A Central da Morte está me ligando com o aviso mais importante que recebemos durante a vida: vou morrer hoje. Esquece, “aviso” é uma palavra forte demais, já que avisos em geral sugerem algo que pode ser evitado, como um carro buzinando para um pedestre que atravessou a rua no sinal vermelho, dando a ele a chance de se afastar; isso é mais como um alerta.
Rufus perdeu toda a sua família em um trágico acidente. Carrega a dor de ter se despedido de seu pai, sua mãe e sua irmã e ter sido o único sobrevivente da família. Essa perda deixou marcas profundas em Rufus. Ele precisou se mudar para uma espécie de abrigo, lugar onde conheceu “os plutões”.

A Central da Morte está me ligando enquanto eu bato sem parar no novo namorado da minha ex. Ainda estou em cima do cara, pressionando seus ombros com meus joelhos, e a única coisa que me impede de continuar esmurrando os olhos dele é o barulho vindo do meu bolso, aquele toque alto da Central da Morte que todo mundo já conhece seja por experiência própria, pelos noticiários ou por causa de qualquer programa de merda que usa o alerta para efeitos dramáticos.
A vida dos dois garotos se cruza quando ambos decidem baixar um aplicativo exclusivo para terminantes que querem encontrar uma companhia para passar as últimas horas. Os terminantes que entram no aplicativo, buscam por algo que recebe a alcunha de “o último amigo”. É um espaço onde você pode encontrar a companhia tanto de um outro terminante, como de pessoas solidárias à situação e que doam seu tempo para amenizar a solidão dos últimos momentos.

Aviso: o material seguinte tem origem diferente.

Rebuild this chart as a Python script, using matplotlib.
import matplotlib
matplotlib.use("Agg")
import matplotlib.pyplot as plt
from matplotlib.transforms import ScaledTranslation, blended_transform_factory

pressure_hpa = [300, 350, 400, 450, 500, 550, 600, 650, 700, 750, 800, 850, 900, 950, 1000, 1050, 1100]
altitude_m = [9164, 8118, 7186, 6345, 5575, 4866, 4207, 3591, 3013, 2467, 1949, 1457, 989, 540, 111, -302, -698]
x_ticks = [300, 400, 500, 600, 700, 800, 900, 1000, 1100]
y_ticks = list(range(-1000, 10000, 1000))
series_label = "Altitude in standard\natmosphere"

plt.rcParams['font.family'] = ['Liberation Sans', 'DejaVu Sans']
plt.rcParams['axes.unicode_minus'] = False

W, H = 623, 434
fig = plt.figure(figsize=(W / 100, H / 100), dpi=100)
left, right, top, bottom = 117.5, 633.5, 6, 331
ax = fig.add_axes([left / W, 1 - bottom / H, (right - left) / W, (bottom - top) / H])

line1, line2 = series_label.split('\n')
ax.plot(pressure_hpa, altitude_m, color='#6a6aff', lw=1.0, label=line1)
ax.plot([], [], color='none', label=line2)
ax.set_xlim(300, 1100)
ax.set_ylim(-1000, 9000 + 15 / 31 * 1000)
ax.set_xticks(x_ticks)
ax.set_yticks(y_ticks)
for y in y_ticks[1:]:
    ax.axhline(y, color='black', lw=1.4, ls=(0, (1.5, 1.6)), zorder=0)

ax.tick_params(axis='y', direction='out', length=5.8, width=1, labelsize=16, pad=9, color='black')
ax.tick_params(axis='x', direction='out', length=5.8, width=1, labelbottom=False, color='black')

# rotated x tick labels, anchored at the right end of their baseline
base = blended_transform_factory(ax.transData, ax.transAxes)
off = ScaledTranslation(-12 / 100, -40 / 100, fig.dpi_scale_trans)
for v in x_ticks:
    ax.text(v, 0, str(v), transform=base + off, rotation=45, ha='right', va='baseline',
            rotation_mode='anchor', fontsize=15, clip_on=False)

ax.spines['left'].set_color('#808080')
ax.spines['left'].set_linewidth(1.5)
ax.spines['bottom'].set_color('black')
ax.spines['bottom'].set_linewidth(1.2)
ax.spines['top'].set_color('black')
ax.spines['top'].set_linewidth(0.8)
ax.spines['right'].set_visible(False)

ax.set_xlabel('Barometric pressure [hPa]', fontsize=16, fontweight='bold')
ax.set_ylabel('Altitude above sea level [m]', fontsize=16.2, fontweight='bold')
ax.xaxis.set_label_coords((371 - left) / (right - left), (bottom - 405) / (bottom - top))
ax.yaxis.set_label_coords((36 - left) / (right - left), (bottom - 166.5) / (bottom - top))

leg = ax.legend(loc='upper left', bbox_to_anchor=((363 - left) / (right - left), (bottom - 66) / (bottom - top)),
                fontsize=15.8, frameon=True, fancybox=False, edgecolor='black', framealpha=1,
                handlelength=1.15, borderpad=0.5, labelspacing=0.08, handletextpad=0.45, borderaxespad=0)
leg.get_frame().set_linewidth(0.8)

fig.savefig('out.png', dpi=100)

A partir do momento que Mateo e Rufus se encontram, partimos em uma jornada interessante de autoconhecimento, de revisitação de dores e traumas e que demonstra o poder do amor, da amizade e da conexão entre as pessoas. A história explora a importância dos laços de afeto que criamos durante toda a vida em toda a sua diversidade.

A morte aparece na história como uma porta de entrada para tratar de temas diversos. Para além do clichê de que devemos viver a vida como se não houvesse amanhã, existe um aspecto importante no livro que se refere a própria discussão sobre a vida e sobre o tempo que perdemos com alguns medos. Com a perspectiva do fim Mateo e Rufus acabam encontrando apenas desejo de viver, não por mais algumas décadas, mas viver bem pelas poucas horas que lhes restam.

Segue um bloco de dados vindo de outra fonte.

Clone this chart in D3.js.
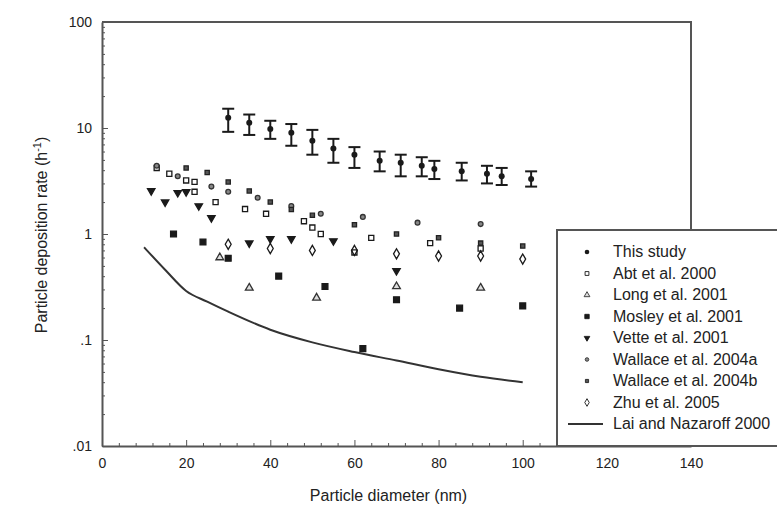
<!DOCTYPE html>
<html>
<head>
<meta charset="utf-8">
<script src="https://cdn.jsdelivr.net/npm/d3@7"></script>
<style>
  body { margin: 0; background: #fff; }
  svg { font-family: "Liberation Sans", Arial, sans-serif; }
</style>
</head>
<body>
<svg id="graph" width="777" height="510"></svg>
<script>
// data
const studyX = [30, 35, 40, 45, 50, 55, 60, 66, 71, 76, 79, 85.5, 91.5, 95, 102];
const studyY = [12.5, 11.2, 9.8, 9.0, 7.6, 6.4, 5.6, 4.9, 4.7, 4.4, 4.1, 3.9, 3.7, 3.5, 3.3];
const studyLo = [9.2, 8.6, 7.9, 6.8, 5.6, 4.7, 4.2, 3.9, 3.5, 3.5, 3.3, 3.2, 3.0, 2.9, 2.8];
const studyHi = [15.2, 13.4, 11.7, 10.9, 9.6, 7.9, 6.6, 6.0, 5.6, 5.3, 4.9, 4.7, 4.4, 4.2, 3.9];

const abtX = [13, 16, 20, 22, 22, 27, 34, 39, 48, 50, 52, 60, 64, 78, 90];
const abtY = [4.2, 3.7, 3.2, 3.1, 2.5, 2.0, 1.72, 1.55, 1.32, 1.15, 1.0, 0.67, 0.92, 0.82, 0.73];

const longX = [28, 35, 51, 70, 90];
const longY = [0.6, 0.31, 0.25, 0.32, 0.31];

const mosleyX = [17, 24, 30, 42, 53, 62, 70, 85, 100];
const mosleyY = [1.0, 0.84, 0.59, 0.4, 0.32, 0.083, 0.24, 0.2, 0.21];

const vetteX = [11.7, 15, 18, 20, 23, 26, 35, 40, 45, 55, 70];
const vetteY = [2.55, 2.0, 2.45, 2.5, 1.84, 1.42, 0.82, 0.9, 0.9, 0.86, 0.45];

const wallaceAX = [13, 18, 26, 30, 37, 45, 52, 62, 75, 90];
const wallaceAY = [4.4, 3.5, 2.8, 2.5, 2.2, 1.84, 1.55, 1.45, 1.28, 1.24];

const wallaceBX = [20, 25, 30, 35, 40, 45, 50, 60, 70, 80, 90, 100];
const wallaceBY = [4.2, 3.8, 3.1, 2.55, 2.0, 1.7, 1.5, 1.22, 1.0, 0.92, 0.82, 0.77];

const zhuX = [30, 40, 50, 60, 70, 80, 90, 100];
const zhuY = [0.8, 0.73, 0.7, 0.7, 0.65, 0.62, 0.62, 0.58];

const laiX = [10, 15, 20, 25, 30, 40, 50, 60, 70, 80, 90, 100];
const laiY = [0.75, 0.46, 0.29, 0.23, 0.185, 0.125, 0.095, 0.077, 0.064, 0.053, 0.045, 0.04];

const xTicks = [0, 20, 40, 60, 80, 100, 120, 140];
const yTicks = [0.01, 0.1, 1, 10, 100];
const yTickLabels = ['.01', '.1', '1', '10', '100'];

const legendNames = ['This study', 'Abt et al. 2000', 'Long et al. 2001', 'Mosley et al. 2001',
    'Vette et al. 2001', 'Wallace et al. 2004a', 'Wallace et al. 2004b', 'Zhu et al. 2005',
    'Lai and Nazaroff 2000'];

const svg = d3.select('#graph');
const margin = { top: 22, right: 86, bottom: 64, left: 102 };
const width = 777, height = 510;
const frameColor = '#555';
const ink = '#1a1a1a';

const xScale = d3.scaleLinear().domain([0, 140]).range([margin.left, width - margin.right]);
const yScale = d3.scaleLog().domain([0.01, 100]).range([height - margin.bottom, margin.top]);

const x0 = xScale(0), x1 = xScale(140);
const y0 = yScale(0.01), y1 = yScale(100);

// 边框 top / right
svg.append('path')
   .attr('d', `M${x0},${y1}H${x1}V${y0}`)
   .attr('fill', 'none')
   .attr('stroke', frameColor)
   .attr('stroke-width', 2);

// y 轴
const yMinor = [];
[0.01, 0.1, 1, 10].forEach(d => { for (let k = 2; k <= 9; k++) yMinor.push(d * k); });

svg.append('g')
   .attr('transform', `translate(${x0},0)`)
   .call(d3.axisLeft(yScale).tickValues(yMinor).tickSize(-3).tickFormat(''))
   .call(g => g.select('.domain').remove())
   .call(g => g.selectAll('line').attr('stroke', frameColor));

svg.append('g')
   .attr('transform', `translate(${x0},0)`)
   .call(d3.axisLeft(yScale).tickValues(yTicks).tickSizeInner(-6).tickSizeOuter(0)
        .tickPadding(10).tickFormat((d, i) => yTickLabels[i]))
   .call(g => g.select('.domain').attr('stroke', frameColor).attr('stroke-width', 2))
   .call(g => g.selectAll('line').attr('stroke', frameColor))
   .call(g => g.selectAll('text').attr('font-size', 14).attr('fill', '#222'));

// x 轴
const xMinor = d3.range(4, 140, 4).filter(d => d % 20 !== 0);

svg.append('g')
   .attr('transform', `translate(0,${y0})`)
   .call(d3.axisBottom(xScale).tickValues(xMinor).tickSize(-3).tickFormat(''))
   .call(g => g.select('.domain').remove())
   .call(g => g.selectAll('line').attr('stroke', frameColor));

svg.append('g')
   .attr('transform', `translate(0,${y0})`)
   .call(d3.axisBottom(xScale).tickValues(xTicks).tickSizeInner(-6).tickSizeOuter(0).tickPadding(12))
   .call(g => g.select('.domain').attr('stroke', frameColor).attr('stroke-width', 2))
   .call(g => g.selectAll('line').attr('stroke', frameColor))
   .call(g => g.selectAll('text').attr('font-size', 14).attr('fill', '#222'));

// 轴标题
svg.append('text')
   .attr('x', (x0 + xScale(140)) / 2 - 8)
   .attr('y', 501)
   .attr('text-anchor', 'middle')
   .attr('font-size', 16)
   .attr('fill', '#222')
   .text('Particle diameter (nm)');

const yTitle = svg.append('text')
   .attr('transform', `translate(47,235) rotate(-90)`)
   .attr('text-anchor', 'middle')
   .attr('font-size', 16)
   .attr('fill', '#222');
yTitle.append('tspan').text('Particle deposition rate (h');
yTitle.append('tspan').attr('dy', -6).attr('font-size', 11).text('-1');
yTitle.append('tspan').attr('dy', 6).text(')');

// 符号
const sym = (type, size) => d3.symbol().type(type).size(size)();
const markers = {
    abt: { d: sym(d3.symbolSquare, 26), fill: 'none', stroke: ink, rot: 0 },
    long: { d: sym(d3.symbolTriangle, 26), fill: '#ddd', stroke: '#333', rot: 0 },
    mosley: { d: sym(d3.symbolSquare, 34), fill: ink, stroke: ink, rot: 0 },
    vette: { d: sym(d3.symbolTriangle, 24), fill: ink, stroke: ink, rot: 180 },
    wallaceA: { d: sym(d3.symbolCircle, 18), fill: '#888', stroke: '#333', rot: 0 },
    wallaceB: { d: sym(d3.symbolSquare, 18), fill: '#555', stroke: '#222', rot: 0 },
    zhu: { d: sym(d3.symbolDiamond, 30), fill: 'none', stroke: ink, rot: 0 }
};

const drawSeries = (xs, ys, m, cls) => {
    svg.selectAll('.' + cls)
       .data(xs.map((x, i) => ({ x: x, y: ys[i] })))
       .enter().append('path')
       .attr('class', cls)
       .attr('d', m.d)
       .attr('transform', d => `translate(${xScale(d.x)},${yScale(d.y)}) rotate(${m.rot})`)
       .attr('fill', m.fill)
       .attr('stroke', m.stroke)
       .attr('stroke-width', 1.3);
};

drawSeries(abtX, abtY, markers.abt, 'abt');
drawSeries(longX, longY, markers.long, 'long');
drawSeries(mosleyX, mosleyY, markers.mosley, 'mosley');
drawSeries(vetteX, vetteY, markers.vette, 'vette');
drawSeries(wallaceAX, wallaceAY, markers.wallaceA, 'wallaceA');
drawSeries(wallaceBX, wallaceBY, markers.wallaceB, 'wallaceB');
drawSeries(zhuX, zhuY, markers.zhu, 'zhu');

// Lai and Nazaroff 曲线
svg.append('path')
   .datum(laiX.map((x, i) => [x, laiY[i]]))
   .attr('fill', 'none')
   .attr('stroke', '#333')
   .attr('stroke-width', 2)
   .attr('d', d3.line().x(d => xScale(d[0])).y(d => yScale(d[1])).curve(d3.curveMonotoneX));

// This study + 误差线
const study = studyX.map((x, i) => ({ x: x, y: studyY[i], lo: studyLo[i], hi: studyHi[i] }));
const eb = svg.selectAll('.err').data(study).enter().append('g').attr('class', 'err');
eb.append('line')
  .attr('x1', d => xScale(d.x)).attr('x2', d => xScale(d.x))
  .attr('y1', d => yScale(d.lo)).attr('y2', d => yScale(d.hi))
  .attr('stroke', ink).attr('stroke-width', 2);
[d => d.lo, d => d.hi].forEach(f => {
    eb.append('line')
      .attr('x1', d => xScale(d.x) - 6).attr('x2', d => xScale(d.x) + 6)
      .attr('y1', d => yScale(f(d))).attr('y2', d => yScale(f(d)))
      .attr('stroke', ink).attr('stroke-width', 2);
});
eb.append('circle')
  .attr('cx', d => xScale(d.x)).attr('cy', d => yScale(d.y))
  .attr('r', 3).attr('fill', ink);

// 图例
const lg = svg.append('g').attr('transform', 'translate(557,230)');
lg.append('rect')
  .attr('width', 240).attr('height', 216)
  .attr('fill', '#fff')
  .attr('stroke', frameColor).attr('stroke-width', 2);

const legendMarks = [null, markers.abt, markers.long, markers.mosley, markers.vette,
    markers.wallaceA, markers.wallaceB, markers.zhu, null];

legendNames.forEach((name, i) => {
    const yy = 22 + i * 21.5;
    const m = legendMarks[i];
    if (i === 0) {
        lg.append('circle').attr('cx', 30).attr('cy', yy).attr('r', 2.3).attr('fill', ink);
    } else if (i === legendNames.length - 1) {
        lg.append('line').attr('x1', 11).attr('x2', 46).attr('y1', yy).attr('y2', yy)
          .attr('stroke', '#333').attr('stroke-width', 2);
    } else {
        lg.append('path')
          .attr('d', m.d)
          .attr('transform', `translate(30,${yy}) scale(0.75) rotate(${m.rot})`)
          .attr('fill', m.fill).attr('stroke', m.stroke).attr('stroke-width', 1.2);
    }
    lg.append('text')
      .attr('x', 56).attr('y', yy + 5)
      .attr('font-size', 16)
      .attr('fill', '#222')
      .text(name);
});
</script>
</body>
</html>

Como os dois decidiram usar da melhor forma suas últimas horas de vida, acompanhamos os garotos pela cidade com bastante ansiedade. Mateo e Rufus vão morrer e como não sabem qual será a causa da morte, precisam caminhar com cautela, evitar qualquer tipo de perigo e quando pensamos no contexto de uma cidade grande sob a perspectiva de um terminante, o perigo parece estar em toda parte.

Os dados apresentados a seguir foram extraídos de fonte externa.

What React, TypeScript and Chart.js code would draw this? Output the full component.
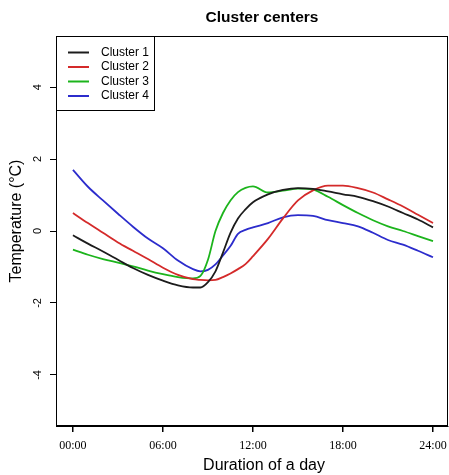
import React, { useEffect, useRef } from "react";
import { Chart, registerables } from "chart.js";

Chart.register(...registerables);

const hours = [0, 1, 2, 3, 4, 5, 6, 7, 8, 8.5, 9, 9.5, 10, 10.5, 11, 11.5, 12, 13, 14, 15, 16, 17, 18, 19, 20, 21, 22, 23, 24];

const cluster1 = [-0.12, -0.35, -0.57, -0.8, -1.03, -1.22, -1.38, -1.51, -1.57, -1.57, -1.42, -1.12, -0.6, -0.05, 0.35, 0.6, 0.8, 1.02, 1.14, 1.19, 1.17, 1.1, 1.02, 0.95, 0.83, 0.68, 0.5, 0.32, 0.1];
const cluster2 = [0.5, 0.22, -0.05, -0.32, -0.55, -0.78, -1.02, -1.22, -1.34, -1.36, -1.37, -1.36, -1.28, -1.18, -1.06, -0.92, -0.7, -0.22, 0.35, 0.85, 1.13, 1.26, 1.26, 1.19, 1.07, 0.88, 0.68, 0.45, 0.22];
const cluster3 = [-0.52, -0.66, -0.78, -0.88, -0.98, -1.1, -1.2, -1.28, -1.32, -1.25, -0.8, 0.0, 0.5, 0.85, 1.08, 1.2, 1.24, 1.07, 1.12, 1.18, 1.15, 0.95, 0.72, 0.5, 0.3, 0.13, 0.0, -0.14, -0.28];
const cluster4 = [1.7, 1.23, 0.85, 0.48, 0.12, -0.21, -0.48, -0.82, -1.06, -1.12, -1.08, -0.93, -0.68, -0.42, -0.08, 0.03, 0.1, 0.22, 0.38, 0.44, 0.42, 0.3, 0.22, 0.13, -0.05, -0.25, -0.38, -0.55, -0.73];

const seriesLabels = ["Cluster 1", "Cluster 2", "Cluster 3", "Cluster 4"];
const seriesColors = ["#1c1c1c", "#d42a2a", "#1cb41c", "#2c2ccc"];

const xTickValues = [0, 6, 12, 18, 24];
const xTickLabels = ["00:00", "06:00", "12:00", "18:00", "24:00"];
const yTickValues = [-4, -2, 0, 2, 4];

const chartTitle = "Cluster centers";
const xTitle = "Duration of a day";
const yTitle = "Temperature (°C)";

const SANS = "Arial, 'Liberation Sans', sans-serif";
const SERIF = "'Liberation Serif', 'Times New Roman', serif";

const decorPlugin = {
  id: "decor",
  afterDraw(chart: any) {
    const { ctx, chartArea } = chart;
    const yScale = chart.scales.y;
    ctx.save();
    // box
    ctx.strokeStyle = "#000";
    ctx.lineWidth = 1;
    ctx.strokeRect(
      Math.round(chartArea.left) + 0.5,
      Math.round(chartArea.top) + 0.5,
      Math.round(chartArea.right - chartArea.left) - 1,
      Math.round(chartArea.bottom - chartArea.top) - 1
    );
    // title
    ctx.fillStyle = "#000";
    ctx.font = `bold 15.5px ${SANS}`;
    ctx.textAlign = "center";
    ctx.textBaseline = "middle";
    ctx.fillText(chartTitle, 262, 18);
    // x title
    ctx.font = `16px ${SANS}`;
    ctx.fillText(xTitle, 264, 466);
    // y title
    ctx.save();
    ctx.translate(17, 221);
    ctx.rotate(-Math.PI / 2);
    ctx.fillText(yTitle, 0, 0);
    ctx.restore();
    // y tick labels
    ctx.font = `11px ${SANS}`;
    yTickValues.forEach((v) => {
      const py = yScale.getPixelForValue(v);
      ctx.save();
      ctx.translate(38, py);
      ctx.rotate(-Math.PI / 2);
      ctx.fillText(String(v), 0, 0);
      ctx.restore();
    });
    // legend
    const lx = chartArea.left;
    const ly = chartArea.top;
    ctx.fillStyle = "#fff";
    ctx.fillRect(lx + 1, ly + 1, 97, 73);
    ctx.strokeStyle = "#000";
    ctx.strokeRect(Math.round(lx) + 0.5, Math.round(ly) + 0.5, 98, 74);
    ctx.font = `12px ${SANS}`;
    ctx.textAlign = "left";
    ctx.textBaseline = "middle";
    chart.data.datasets.forEach((ds: any, i: number) => {
      const yy = ly + 16.5 + i * 14.5;
      ctx.strokeStyle = ds.borderColor;
      ctx.lineWidth = 2;
      ctx.beginPath();
      ctx.moveTo(lx + 12, yy);
      ctx.lineTo(lx + 33, yy);
      ctx.stroke();
      ctx.fillStyle = "#000";
      ctx.fillText(ds.label, lx + 45, yy);
    });
    ctx.restore();
  },
};

export default function App() {
  const ref = useRef<HTMLCanvasElement | null>(null);
  useEffect(() => {
    if (!ref.current) return;
    const series = [cluster1, cluster2, cluster3, cluster4];
    const chart = new Chart(ref.current, {
      type: "line",
      data: {
        datasets: series.map((vals, i) => ({
          label: seriesLabels[i],
          data: hours.map((h, j) => ({ x: h, y: vals[j] })),
          borderColor: seriesColors[i],
          backgroundColor: seriesColors[i],
          borderWidth: 1.8,
          pointRadius: 0,
          cubicInterpolationMode: "monotone" as const,
          fill: false,
        })),
      },
      options: {
        animation: false,
        responsive: false,
        layout: { padding: { top: 36, right: 1, left: 0, bottom: 0 } },
        plugins: {
          legend: { display: false },
          title: { display: false },
          tooltip: { enabled: false },
        },
        scales: {
          x: {
            type: "linear",
            min: -1.13,
            max: 25,
            afterBuildTicks: (s: any) => {
              s.ticks = xTickValues.map((v) => ({ value: v }));
            },
            afterFit: (s: any) => {
              s.height = 49;
              s.paddingLeft = 0;
              s.paddingRight = 0;
            },
            grid: { drawOnChartArea: false, color: "#000", tickLength: 6, lineWidth: 1.5 },
            border: { display: true, color: "#000" },
            ticks: {
              autoSkip: false,
              maxRotation: 0,
              padding: 7,
              color: "#000",
              font: { family: SERIF, size: 12 },
              callback: (v: any) => {
                const k = xTickValues.indexOf(Number(v));
                return k >= 0 ? xTickLabels[k] : "";
              },
            },
          },
          y: {
            type: "linear",
            min: -5.42,
            max: 5.42,
            afterBuildTicks: (s: any) => {
              s.ticks = yTickValues.map((v) => ({ value: v }));
            },
            afterFit: (s: any) => {
              s.width = 56;
              s.paddingTop = 0;
              s.paddingBottom = 0;
            },
            grid: { drawOnChartArea: false, color: "#000", tickLength: 6 },
            border: { display: true, color: "#000" },
            ticks: { display: false },
          },
        },
      },
      plugins: [decorPlugin],
    });
    return () => chart.destroy();
  }, []);
  return (
    <div style={{ position: "fixed", left: 0, top: 0, width: 449, height: 475, background: "#fff" }}>
      <canvas ref={ref} width={449} height={475} style={{ display: "block" }} />
    </div>
  );
}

O livro tem uma estrutura interessante. Cada capítulo apresenta uma voz narrativa diferente e a versão dos fatos de um mesmo momento por pontos de vistas diferentes. Em um capítulo temos o olhar de Mateo sobre Rufus, para em seguida acessarmos os pensamentos de Rufus sobre Mateo e essa escolha narrativa enriquece a trama e a construção dos personagens. Entendemos as suas intenções, seus medos e assim como os dois garotos ficam íntimos em apenas um dia, nós também nos sentimos próximos dos garotos e por mais que a gente já saiba que os dois morrem no final, acabamos torcendo para que isso não aconteça.